If you read the word "genius" enough times in the bevy of glorious praise thrust at Okkervil River songwriter/singer Will Sheff, you might actually believe it to be true. Granted, it's a tag that wields much heft—in addition to unrealistically lofty expectations and a songwriting bar set to Dylanesque heights—but with Sheff, the word just seems to fit. Will Sheff, songwriting genius. It reads well, I suppose, but to make such grand declarations and avoid hyperbole, there needs to be some substance to back it up.

The substance in question is The Stage Names, the latest album from this Austin sextet. While the record doesn't seem to live up to the lingering hype that clouded 2005's Black Sheep Boy (and the essential follow-up EP, Black Sheep Boy Appendix), it never was intended to. Instead The Stage Names is a stand-alone work of art that deliberately lacks the conceptual tug of Black Sheep Boy. The record is a perfectly balanced presentation of Sheff's magnificent ability to weave the written word, and it's also different due to where he is at as a person.

"With Black Sheep Boy there was definitely a certain sense of heaviness towards how I, and the band, was feeling at the time. I knew I wanted to follow that feeling far down to see where it led to," Sheff says. He adds, "With The Stage Names, it was more of being in a content place, and I wanted to follow the fun and joy as high up as I could ride it."

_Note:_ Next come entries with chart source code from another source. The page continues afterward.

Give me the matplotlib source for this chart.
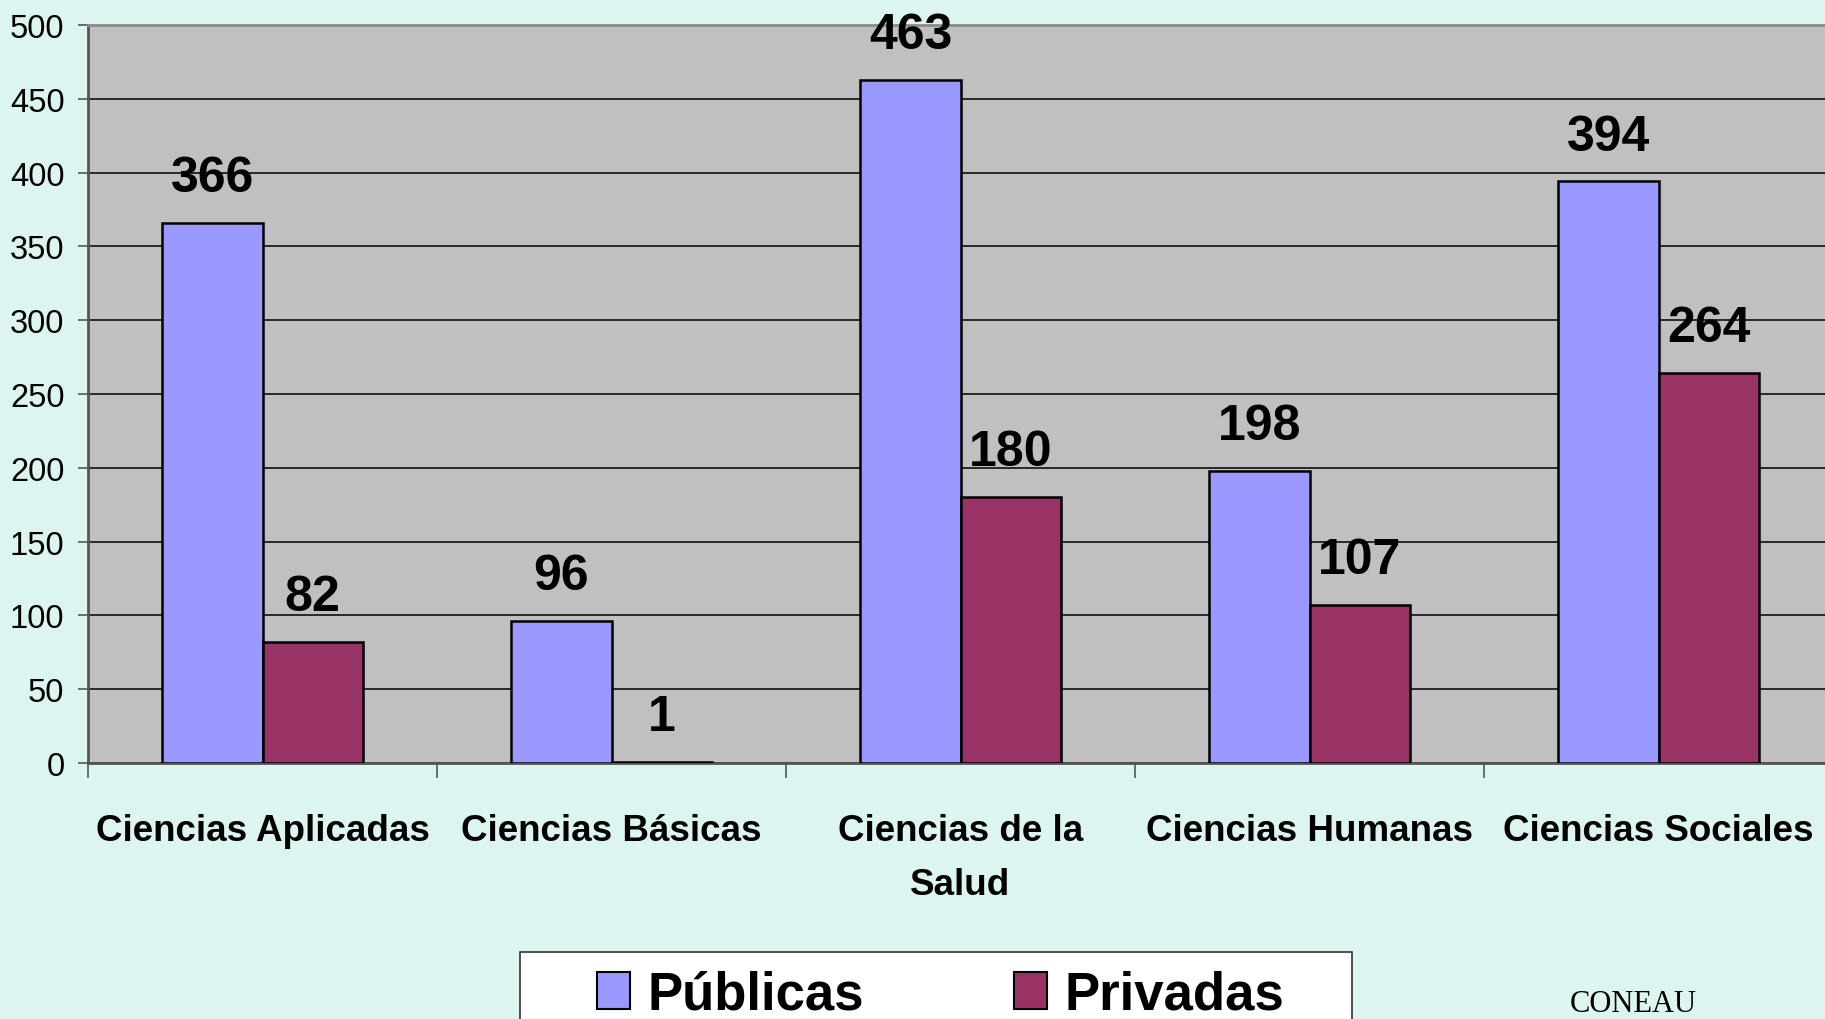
import numpy as np
import matplotlib
matplotlib.use('Agg')
from matplotlib import pyplot as plt
from matplotlib.patches import Patch, Rectangle

categories = ['Ciencias Aplicadas', 'Ciencias Básicas', 'Ciencias de la\nSalud',
              'Ciencias Humanas', 'Ciencias Sociales']
publicas = [366, 96, 463, 198, 394]
privadas = [82, 1, 180, 107, 264]
series_names = ['Públicas', 'Privadas']

plt.rcParams['font.family'] = ['Liberation Sans', 'DejaVu Sans']

bg = '#DDF5F0'
fig = plt.figure(figsize=(18.25, 10.2), dpi=100, facecolor=bg)
ax = fig.add_axes([88/1825, 1 - 764/1020, 1745/1825, 738/1020])
ax.set_facecolor('#C0C0C0')

x = np.arange(len(categories))
w = 0.287
b1 = ax.bar(x - w/2, publicas, w, color='#9999FF', edgecolor='black', linewidth=1.8, zorder=3)
b2 = ax.bar(x + w/2, privadas, w, color='#993366', edgecolor='black', linewidth=1.8, zorder=3)

for bars, vals in [(b1, publicas), (b2, privadas)]:
    for bar, v in zip(bars, vals):
        ax.annotate(str(v), (bar.get_x() + bar.get_width()/2, v),
                    xytext=(0, 23), textcoords='offset points',
                    ha='center', va='baseline', fontsize=36, fontweight='bold')

ax.set_xlim(-0.5, 4.5)
ax.set_ylim(0, 500)
ax.set_yticks(np.arange(0, 501, 50))
ax.yaxis.grid(True, color='black', linewidth=1.1, zorder=1)
ax.set_axisbelow(True)

ax.set_xticks(np.arange(-0.5, 5, 1))
ax.set_xticklabels([])
ax.set_xticks(x, minor=True)
ax.set_xticklabels(categories, minor=True, fontsize=26.5, fontweight='bold', linespacing=1.7)
ax.tick_params(axis='x', which='major', length=11, width=1.2, color='#555555', direction='out')
ax.tick_params(axis='x', which='minor', length=0, pad=36)
ax.tick_params(axis='y', length=7, width=1.2, color='#555555', labelsize=23.5, pad=10)

for s in ['left', 'bottom']:
    ax.spines[s].set_color('#555555')
    ax.spines[s].set_linewidth(2)
ax.spines['top'].set_color('#8A8A8A')
ax.spines['top'].set_linewidth(2)
ax.spines['right'].set_visible(False)

# legend box (wider than its content, clipped at the bottom like the original)
fig.patches.append(Rectangle((520/1825, -0.05), 832/1825, 0.05 + 1 - 953/1020,
                             transform=fig.transFigure, facecolor='white',
                             edgecolor='#333333', linewidth=1.2, zorder=1))
handles = [Patch(facecolor='#9999FF', edgecolor='black', linewidth=1.5),
           Patch(facecolor='#993366', edgecolor='black', linewidth=1.5)]
leg = fig.legend(handles, series_names, loc='center left',
                 bbox_to_anchor=(597/1825, 1 - 996/1020), ncol=2,
                 prop={'size': 38, 'weight': 'bold'}, frameon=False,
                 handlelength=0.63, handleheight=0.7, handletextpad=0.32,
                 columnspacing=2.85, borderpad=0, borderaxespad=0)
leg.set_zorder(2)

fig.text(1570/1825, 1/1020, 'CONEAU', family='Liberation Serif', fontsize=22,
         ha='left', va='bottom')

fig.savefig('out.png', dpi=100, facecolor=bg)
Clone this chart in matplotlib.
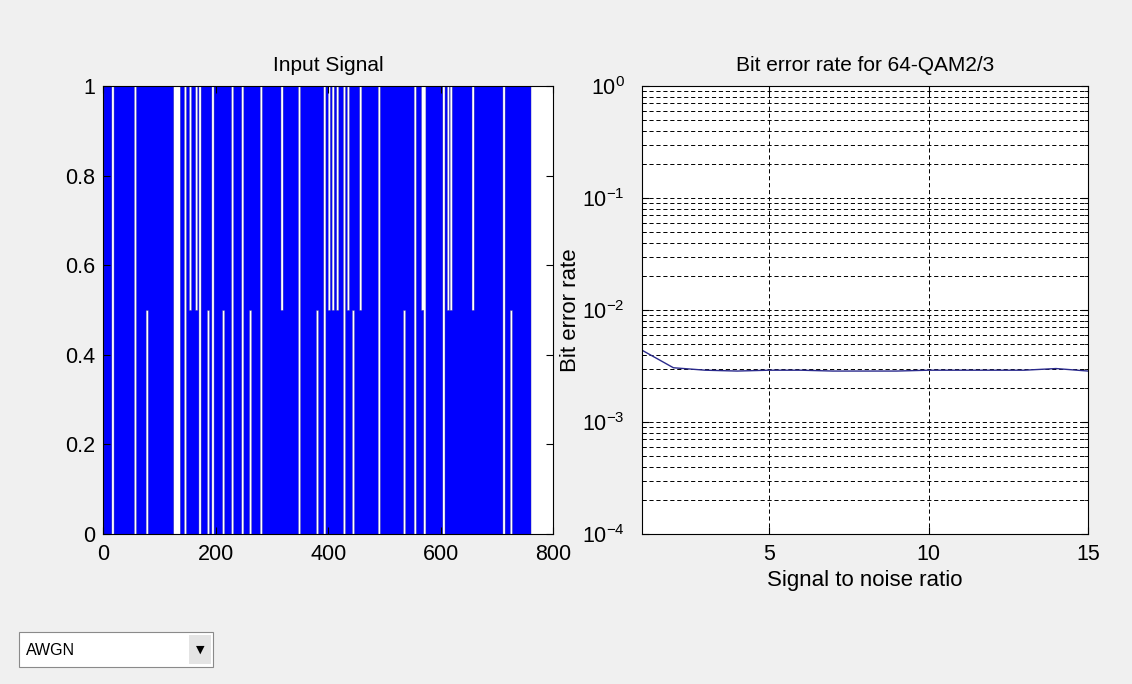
"""Input signal bar view and 64-QAM 2/3 bit error rate curve, as shown in the
simulator GUI (AWGN channel selected). Writes out.png.
"""
import numpy as np
import matplotlib
matplotlib.use("Agg")
import matplotlib.pyplot as plt
from matplotlib.patches import Rectangle
from matplotlib.ticker import FuncFormatter, LogLocator, NullFormatter

N_SAMPLES = 760
ZERO_SAMPLES = [16, 56, 145, 171, 194, 229, 247, 280, 348, 393, 428, 490, 554, 571, 605, 712]
ZERO_RUN = (124, 136)                      # the wide gap
HALF_SAMPLES = [154, 165, 317, 401, 408, 416, 435, 457, 567, 613, 618, 657]     # bar 0 .. 0.5
RAISED_SAMPLES = [77, 186, 213, 261, 380, 444, 535, 725]                       # bar 0.5 .. 1
GAP_HALF_WIDTH = 2

# --- bit error rate ---
SNR = [1, 2, 3, 4, 5, 6, 7, 8, 9, 10, 11, 12, 13, 14, 15]
BER = [4.4e-3, 3.05e-3, 2.9e-3, 2.85e-3, 2.9e-3, 2.9e-3, 2.85e-3, 2.85e-3,
       2.85e-3, 2.9e-3, 2.9e-3, 2.9e-3, 2.9e-3, 3.0e-3, 2.85e-3]

CHANNEL = "AWGN"

GUI_BG = "#f0f0f0"
BAR_BLUE = "#0000ff"
LINE_NAVY = "#2a2a8c"

plt.rcParams["font.family"] = ["Liberation Sans", "DejaVu Sans"]
plt.rcParams["mathtext.fontset"] = "custom"
plt.rcParams["mathtext.rm"] = "Liberation Sans"
plt.rcParams["mathtext.it"] = "Liberation Sans:italic"
plt.rcParams["lines.scale_dashes"] = False


def signal_bounds():
    low = np.zeros(N_SAMPLES)
    high = np.ones(N_SAMPLES)
    w = GAP_HALF_WIDTH
    for p in ZERO_SAMPLES:
        high[p - w:p + w] = 0
    high[ZERO_RUN[0]:ZERO_RUN[1]] = 0
    for p in HALF_SAMPLES:
        high[p - w:p + w] = 0.5
    for p in RAISED_SAMPLES:
        low[p - w:p + w] = 0.5
    return low, high


def matlab_ticks(ax, size):
    ax.tick_params(which="both", direction="in", top=True, right=True, labelsize=size)
    ax.tick_params(which="major", length=5, width=0.8)
    ax.tick_params(which="minor", length=3, width=0.6)
    for s in ax.spines.values():
        s.set_linewidth(0.8)
        s.set_color("black")


def plot_input_signal(ax):
    low, high = signal_bounds()
    x = np.arange(N_SAMPLES + 1)
    ax.fill_between(x, np.append(low, low[-1]), np.append(high, high[-1]), step="post",
                    facecolor=BAR_BLUE, edgecolor="#3030a0", linewidth=0.3)
    ax.set_xlim(0, 800)
    ax.set_ylim(0, 1)
    ax.set_xticks([0, 200, 400, 600, 800])
    ax.set_yticks([0, 0.2, 0.4, 0.6, 0.8, 1])
    ax.yaxis.set_major_formatter(FuncFormatter(lambda v, _: f"{v:g}"))
    ax.set_title("Input Signal", fontsize=15, pad=11)
    matlab_ticks(ax, 15.5)
    ax.tick_params(axis="x", pad=7)
    ax.tick_params(axis="y", pad=6)


def plot_ber(ax):
    ax.semilogy(SNR, BER, color=LINE_NAVY, linewidth=1)
    ax.set_xlim(1, 15)
    ax.set_ylim(1e-4, 1)
    ax.set_xticks([5, 10, 15])
    ax.yaxis.set_minor_locator(LogLocator(base=10, subs=np.arange(2, 10)))
    ax.yaxis.set_minor_formatter(NullFormatter())
    dash = (0, (3, 2))
    ax.grid(True, which="major", axis="both", color="black", linestyle=dash, linewidth=0.7)
    ax.grid(True, which="minor", axis="y", color="black", linestyle=dash, linewidth=0.7)
    ax.set_axisbelow(True)
    ax.set_title("Bit error rate for 64-QAM2/3", fontsize=15, pad=11)
    ax.set_xlabel("Signal to noise ratio", fontsize=16, labelpad=4)
    ax.set_ylabel("Bit error rate", fontsize=16)
    ax.yaxis.set_label_coords(-0.136, 0.5)
    matlab_ticks(ax, 15.5)
    ax.tick_params(axis="x", pad=7)
    ax.tick_params(axis="y", pad=12)


def draw_channel_popup(fig):
    fig.patches.append(Rectangle((0.0168, 0.0249), 0.1714, 0.0512, transform=fig.transFigure,
                                 facecolor="white", edgecolor="#8a8a8a", linewidth=0.8))
    fig.patches.append(Rectangle((0.1670, 0.0290), 0.0195, 0.0430, transform=fig.transFigure,
                                 facecolor="#e4e4e4", edgecolor="none"))
    fig.text(0.0225, 0.0495, CHANNEL, fontsize=11.5, va="center", ha="left")
    fig.text(0.1768, 0.0505, "\u25bc", fontsize=8, va="center", ha="center",
             family=["DejaVu Sans"])


def main():
    fig = plt.figure(figsize=(11.32, 6.84), dpi=100, facecolor=GUI_BG)
    ax1 = fig.add_axes([0.0914, 0.2193, 0.3971, 0.655])
    ax2 = fig.add_axes([0.5667, 0.2193, 0.3944, 0.655])
    plot_input_signal(ax1)
    plot_ber(ax2)
    draw_channel_popup(fig)
    fig.savefig("out.png", dpi=100, facecolor=GUI_BG)


if __name__ == "__main__":
    main()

He's right. Compared to the death jig that is Black Sheep Boy, The Stage Names is nothing but cooing kittens and glistening rainbows. While the new Okkervil River is a happy Okkervil River, the band still yields great influence over the listener. The emotionally crippling wake of Sheff's words manages to rise and fall from the most sincere of verses—"Let fall your soft and swaying skirt/Let fall your shoes/Let fall your shirt/I'm not the lady killing sort enough to hurt a girl in port" (from "A Girl in Port")—to the overtly descriptive—"Marie's passed out in a chair with her once fussed-over hair all mussed into an 'I've just been fucked' shape" (from the rowdy "You Can't Hold the Hand of a Rock and Roll Man").

If more proof is needed of the clever wordplay of Sheff, "Plus Ones"—the perfectly penned ode to love songs, complete with a dizzying amount of lyrical references—is all you need to hear. Sheff adds numbers (literally, plus one) to well-known lyrics, as he declares, "No one wants to hear about your 97th tear," discusses "the 51st way to leave your lover," and my personal favorite, "No one wants a tune about the 100th luftballon."

The parade of acclaim for both the pen of Sheff and the band itself has started to pay off. Okkervil just notched their first late night television appearance—Late Night with Conan O'Brien—are playing bigger rooms, and are finally able to make ends meet without any day-job assistance. According to Sheff, "There is this feeling that people seem to be excited about us in a way they weren't before. It's strange, it's like suddenly all these people just showed up at your party." Given all the praise the band has received, that party is about to get very crowded.